We posted this article on January 5 |
We concluded with these words:
For each announcement of weapons having been intercepted on their way into Gaza, there are dozens, maybe hundreds, not announced and not intercepted. Sinai is a growing and major source of existential terrorist danger to Israelis.That's important information for anyone concerned about the constant spiral downwards into cross-border violence that is again a constant factor in the highly volatile Arab world in the wake of what is innocuously, but misleadingly, termed the Arab Spring.
Now this morning from BBC Watch, there is this spot-on comment under the heading "BBC silent on weapons smuggling to Gaza". After pointing out that the rocket seizures got coverage via the Palestinian Ma’an News Agency and Associated Press among others, nevertheless:
The BBC has reported nothing of this.
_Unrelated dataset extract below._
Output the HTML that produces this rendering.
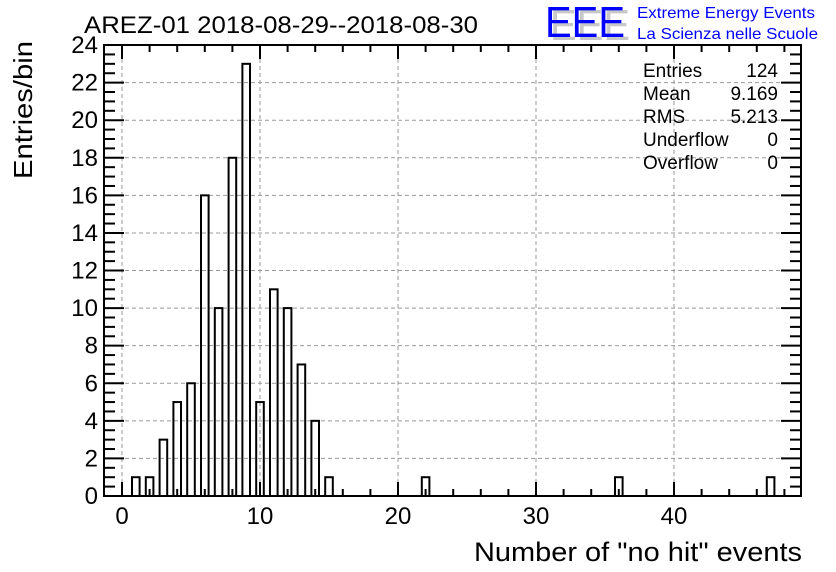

Once again, the repeated failure to report incidents which contribute to a build up of tension means that if and when Israel is obliged to react to events resulting from terror organisations rearming themselves, BBC audiences will have no idea of their context or background.If, like us, you listen to BBC World Service radio (whose "objectives and targets are jointly defined by the BBC and the British Foreign Secretary and the UK government" though most people do not realize it) or watch any of its numerous television channels, you cannot fail to be impressed with what British talent and an annual budget of more than five billion US dollars (!) can achieve.
We know something from personal experience of the political track record of the chairman of the trust that runs it. We wrote about him and it here on this blog more than six years ago [see "6-Oct-06: Crying Poor: The Terror-Laden Rise and Rise of the Palestinian National Payroll"] and in the pages of the Wall Street Journal [see "Blood, Money and Education"] in 2003.
In that WSJ op ed, we pointed out how, back then, Chris Patten - during the EU phase of his public service career - could have taken meaningful steps himself, personally, with his own two hands and a pen, to bring an end to Palestinian Arab terrorism or at least to significantly curtail it. With the funding power in his control at that time, and holding (as he did) the unambiguous evidence of the horrors that those funds were achieving, he could have channeled the beneficiaries of the budget under his supervision to "become peace-directed and positive" (the actual words we used). Or he could take the road of denial. He did the latter.
BBC Watch reminds us how the BBC, now on Patten's watch, gives signs that denial is key to its strategic coverage of the war of terrorism being conducted against us here.
[For some additional background, we recommend "Patten vigorously defends EU money to Palestine" (2002), Aid Donors Turn a Blind Eye to Palestinian Terror" (2003), "EU millions: Was aid handed to terror gangs?" (2003), "European Union Funding of Terror and Hatred: A Chilling Update" (2004)]
2 comments:
So, let me understand this. You are saying that Lord Chris Patten of Barnes, currently Chairman of the BBC Trust at a period when the BBC may have tried to cover up a paedophelia scandal, may be preventing the BBC from reporting accurately on the Middle East.
On the face of it, that does not sound logical...except when you remember that when Patten was EU Commissioner for External Relations, the EU censored (and continues to censor) a report explaining how its funding for the Palestinians was misappropriated.
Whether or not Patten himself sets the tone, or instructs the editors, or simply whispers in the ear of a BBC manager, the issue that comes to the fore here, as in the shabby events that characterized the EU's disgraceful duplicity on the subject of funding terrorism with European taxpayers' money, is whether we believe such large, important organizations capable of this sort of cover up.
Patten's track record suggests that "yes" is a realistic answer.
Believing that the BBC is so objective, so open, so committed to the highest values of journalism, from the top of its trust structure to the last of its editors, sub-editors, reporters and presenters, as to make an agenda-driven policy of covering up and denying unlikely - now THAT takes some imagination.